- **Aim of the task**:
Give back exactly the lines from the beginning of the listing below to the line holding "return np.linalg.svd(np.array(rows))[2][-1].reshape(3, 4)", both ends included; the pictures stay out.
[Begin]
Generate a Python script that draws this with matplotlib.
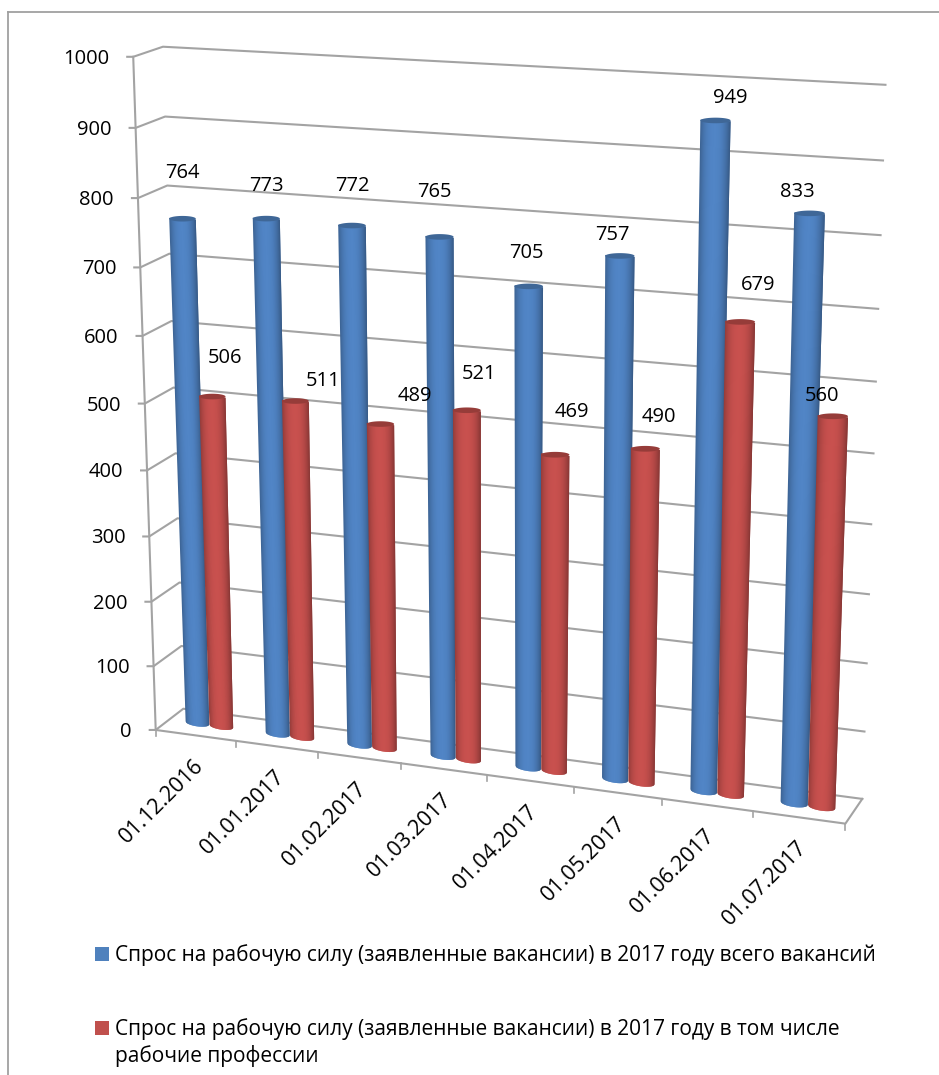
import numpy as np
import matplotlib
matplotlib.use('Agg')
import matplotlib.pyplot as plt

plt.rcParams['font.family'] = ['Open Sans', 'DejaVu Sans']

dates = ['01.12.2016', '01.01.2017', '01.02.2017', '01.03.2017',
         '01.04.2017', '01.05.2017', '01.06.2017', '01.07.2017']
total_vac = [764, 773, 772, 765, 705, 757, 949, 833]
worker_vac = [506, 511, 489, 521, 469, 490, 679, 560]
y_ticks = [0, 100, 200, 300, 400, 500, 600, 700, 800, 900, 1000]
legend_total = 'Спрос на рабочую силу (заявленные вакансии) в 2017 году всего вакансий'
legend_worker = 'Спрос на рабочую силу (заявленные вакансии) в 2017 году в том числе\nрабочие профессии'

# label offsets from the top of each bar, pixels
total_off = [(0, -43), (0, -30), (0, -37), (-5, -42), (-2, -31), (-8, -18), (15, -20), (-12, -19)]
worker_off = [(13, -36), (28, -17), (34, -25), (12, -33), (17, -40), (14, -29), (18, -34), (-11, -17)]

# frame corners and ticks seen in the picture: (category, value, depth) -> pixel
calib = [
    ((0, 0, 0), (156, 729)), ((8, 0, 0), (845, 823)), ((0, 1000, 0), (133, 57)),
    ((0, 0, 1), (183, 709)), ((8, 0, 1), (862, 799)), ((0, 1000, 1), (163, 47)),
    ((8, 1000, 1), (886, 85)), ((1, 0, 0), (236, 742)), ((2, 0, 0), (318, 753)),
    ((7, 0, 0), (753, 812)), ((0, 700, 0), (140, 267)), ((8, 500, 1), (873, 453)),
    ((0, 100, 0), (154, 665)), ((8, 100, 1), (865, 731)),
]


def fit_camera(pairs):
    rows = []
    for (u, v, d), (px, py) in pairs:
        w = [u / 8, v / 1000, d, 1]
        rows.append(w + [0, 0, 0, 0] + [-px * a for a in w])
        rows.append([0, 0, 0, 0] + w + [-py * a for a in w])
    return np.linalg.svd(np.array(rows))[2][-1].reshape(3, 4)


cam = fit_camera(calib)


def proj(u, v, d):
    p = cam @ np.array([u / 8, v / 1000, d, 1])
    return p[0] / p[2], p[1] / p[2]


def shade(base, t):
    # t runs -1..1 across the cylinder, dark at the edges
    k = 0.72 + 0.30 * (1 - abs(t + 0.05) ** 2.4)
    return tuple(min(1, c * k) for c in base)


def cylinder(ax, u, val, base, top_col, r=0.148, rd=0.16, depth=0.5):
    b0, b1 = proj(u - r, 0, depth), proj(u + r, 0, depth)
    t0, t1 = proj(u - r, val, depth), proj(u + r, val, depth)
    # the top of the bar opens out a little more than the floor does
    t0 = (t0[0] - 1, t0[1])
    t1 = (t1[0] + 1, t1[1])
    ry_b = (proj(u, 0, depth - rd)[1] - proj(u, 0, depth + rd)[1]) / 2
    ry_t = max((proj(u, val, depth - rd)[1] - proj(u, val, depth + rd)[1]) / 2, 2.8)
    edges = np.linspace(-1, 1, 31)
    for i in range(len(edges) - 1):
        a = edges[i]
        c = edges[min(i + 2, len(edges) - 1)]  # overlap the next strip, no seams
        m = (edges[i] + edges[i + 1]) / 2
        xs, ys = [], []
        for s in np.linspace(a, c, 4):
            f = (s + 1) / 2
            xs.append(b0[0] + (b1[0] - b0[0]) * f)
            ys.append(b0[1] + (b1[1] - b0[1]) * f + ry_b * np.sqrt(max(1 - s * s, 0)))
        for s in (c, a):
            f = (s + 1) / 2
            xs.append(t0[0] + (t1[0] - t0[0]) * f)
            ys.append(t0[1] + (t1[1] - t0[1]) * f)
        ax.fill(xs, ys, color=shade(base, m), lw=0, zorder=3)
    # top cap
    th = np.linspace(0, 2 * np.pi, 60)
    cx, cy = (t0[0] + t1[0]) / 2, (t0[1] + t1[1]) / 2
    hw = (t1[0] - t0[0]) / 2
    ax.fill(cx + hw * np.cos(th), cy + ry_t * np.sin(th), color=top_col, lw=0, zorder=3)
    return cx, cy - ry_t


fig = plt.figure(figsize=(9.39, 10.75), dpi=100)
ax = fig.add_axes([0, 0, 1, 1])
ax.set_xlim(0, 939)
ax.set_ylim(1075, 0)
ax.axis('off')

grid = '#a3a3a3'
# outer border
ax.plot([8, 8], [12, 1075], color='#a0a0a0', lw=1.3, zorder=1)
ax.plot([8, 939], [12, 12], color='#a0a0a0', lw=1.3, zorder=1)

# walls
for v in y_ticks:
    a, b, c = proj(0, v, 0), proj(0, v, 1), proj(8, v, 1)
    ax.plot([a[0] - 6, a[0], b[0], c[0]], [a[1], a[1], b[1], c[1]], color=grid, lw=1.5, zorder=2)
    ax.text(a[0] - 24, a[1] + 2, str(v), ha='right', va='center', fontsize=14.5, color='black')
a, b = proj(0, 0, 0), proj(0, 1000, 0)
ax.plot([a[0], b[0]], [a[1], b[1]], color=grid, lw=1.5, zorder=2)
# floor
f = [proj(0, 0, 0), proj(8, 0, 0), proj(8, 0, 1)]
ax.plot([p[0] for p in f], [p[1] for p in f], color=grid, lw=1.5, zorder=2)
for i in range(len(dates) + 1):
    p = proj(i, 0, 0)
    ax.plot([p[0], p[0]], [p[1], p[1] + 6], color=grid, lw=1.2, zorder=2)

for i, d in enumerate(dates):
    top = cylinder(ax, i + 0.35, total_vac[i], (0.31, 0.51, 0.76), '#3f6797')
    ax.text(top[0] + total_off[i][0], top[1] + total_off[i][1], str(total_vac[i]),
            ha='center', va='center', fontsize=14.5, zorder=5)
    top = cylinder(ax, i + 0.65, worker_vac[i], (0.77, 0.31, 0.30), '#963c39')
    ax.text(top[0] + worker_off[i][0], top[1] + worker_off[i][1], str(worker_vac[i]),
            ha='center', va='center', fontsize=14.5, zorder=5)
    p = proj(i + 0.5, 0, 0)
    ax.text(p[0] - 3, p[1] + 20, d, rotation=45, rotation_mode='anchor', ha='right', va='top',
            fontsize=15.5, zorder=5)

# legend
ax.fill([95, 109, 109, 95], [947, 947, 961, 961], color='#4f81bd', lw=0)
ax.fill([95, 109, 109, 95], [1021, 1021, 1035, 1035], color='#c0504d', lw=0)
ax.text(115, 955, legend_total, ha='left', va='center', fontsize=15)
ax.text(115, 1043, legend_worker, ha='left', va='center', fontsize=15, linespacing=1.3)

fig.savefig('out.png', dpi=100)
[End]
- **Completed task**:
Generate a Python script that draws this with matplotlib.
import numpy as np
import matplotlib
matplotlib.use('Agg')
import matplotlib.pyplot as plt

plt.rcParams['font.family'] = ['Open Sans', 'DejaVu Sans']

dates = ['01.12.2016', '01.01.2017', '01.02.2017', '01.03.2017',
         '01.04.2017', '01.05.2017', '01.06.2017', '01.07.2017']
total_vac = [764, 773, 772, 765, 705, 757, 949, 833]
worker_vac = [506, 511, 489, 521, 469, 490, 679, 560]
y_ticks = [0, 100, 200, 300, 400, 500, 600, 700, 800, 900, 1000]
legend_total = 'Спрос на рабочую силу (заявленные вакансии) в 2017 году всего вакансий'
legend_worker = 'Спрос на рабочую силу (заявленные вакансии) в 2017 году в том числе\nрабочие профессии'

# label offsets from the top of each bar, pixels
total_off = [(0, -43), (0, -30), (0, -37), (-5, -42), (-2, -31), (-8, -18), (15, -20), (-12, -19)]
worker_off = [(13, -36), (28, -17), (34, -25), (12, -33), (17, -40), (14, -29), (18, -34), (-11, -17)]

# frame corners and ticks seen in the picture: (category, value, depth) -> pixel
calib = [
    ((0, 0, 0), (156, 729)), ((8, 0, 0), (845, 823)), ((0, 1000, 0), (133, 57)),
    ((0, 0, 1), (183, 709)), ((8, 0, 1), (862, 799)), ((0, 1000, 1), (163, 47)),
    ((8, 1000, 1), (886, 85)), ((1, 0, 0), (236, 742)), ((2, 0, 0), (318, 753)),
    ((7, 0, 0), (753, 812)), ((0, 700, 0), (140, 267)), ((8, 500, 1), (873, 453)),
    ((0, 100, 0), (154, 665)), ((8, 100, 1), (865, 731)),
]


def fit_camera(pairs):
    rows = []
    for (u, v, d), (px, py) in pairs:
        w = [u / 8, v / 1000, d, 1]
        rows.append(w + [0, 0, 0, 0] + [-px * a for a in w])
        rows.append([0, 0, 0, 0] + w + [-py * a for a in w])
    return np.linalg.svd(np.array(rows))[2][-1].reshape(3, 4)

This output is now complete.